I place my hands gently on her thin shoulders and talk softly. I tell her it wasn’t her fault, that she was a little girl, that I was just as responsible, that I forgave her long ago.

She brightens. How grateful I am to wipe away her guilt, and my own.

“The next time you come, stay with me,” she says. Could I hang my hammock in this dark house at my age? I decide I could. I smile. I promise I will stay with her when I return. Outside she gives me her address and cell phone number. Cell phone! In the old days there was no telephone service in Dibulla. One day, all the houses will have proper floors. The sewer system will reach everywhere and everyone will have flush toilets. The roads will be fully paved and there will be a tourism infrastructure. For the Dibulla of today has a sense of itself—it is grounded. It’s the place that didn’t let the paramilitares in. People know what they can accomplish working together. I wave to Ana as we drive away, feeling a surge of love for her and for this place.

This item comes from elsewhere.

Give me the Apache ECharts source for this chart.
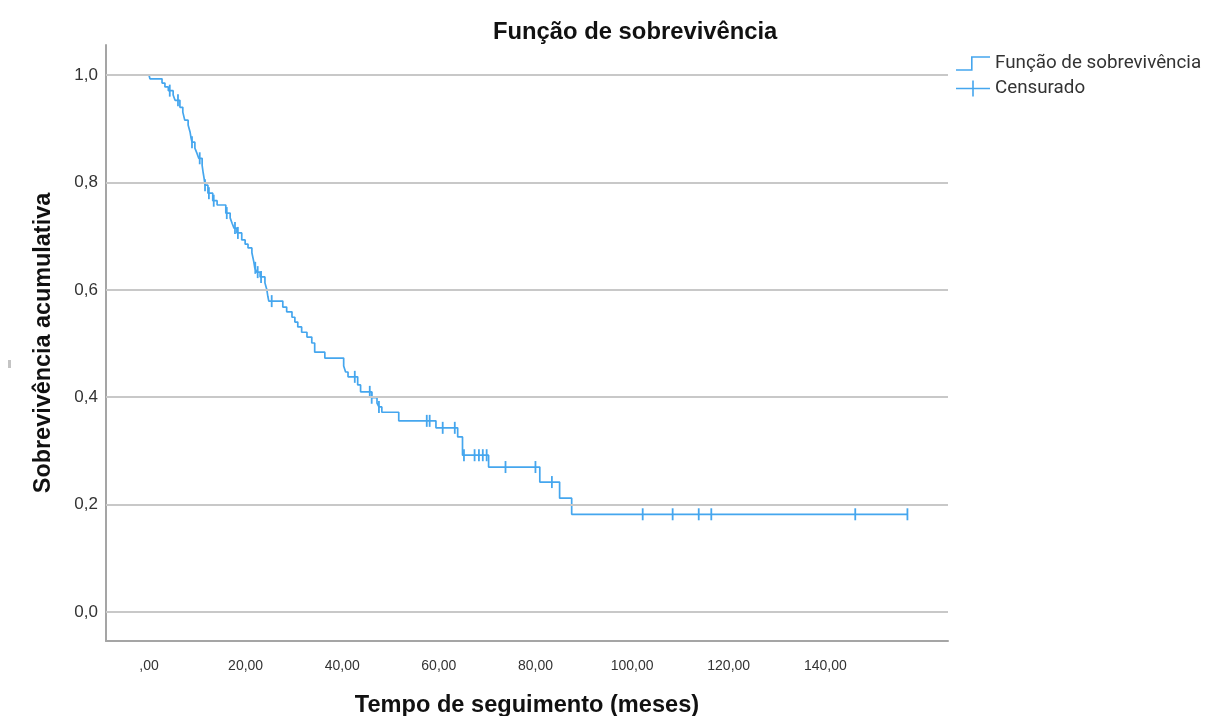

As we approach the edge of town María sees two boys carrying a parcel and calls out hopefully, “Tienen dulce de leche?” And like the miracle of the loaves and fishes the boys nod. Armando stops the car and María and Lili buy warm bagfuls and hand them around. Like Proust’s petites madeleines, the dulce de leche transports me to Dibulla in the mid-60’s, when I was 23: radio music in the streets, cold beer on hot afternoons, the smell of blood in the abattoir, the black-and-white movies in Wilson’s theater, the bus at dawn to Riohacha, the cool river and warm sea, the sound of thunder at four o’clock in the afternoon, rain pounding the dirt roads, the return of the sun’s hot breath.

 We speed past the soon-to-be rice fields and onto the highway. As we again approach Rio Ancho, on impulse I ask Armando to turn into town. And there in the scrawny plaza, a chorus of uniformed schoolchildren perform a song for an audience of parents, teachers, and friends.

Their sweet voices lift and soar like birds. Like hope.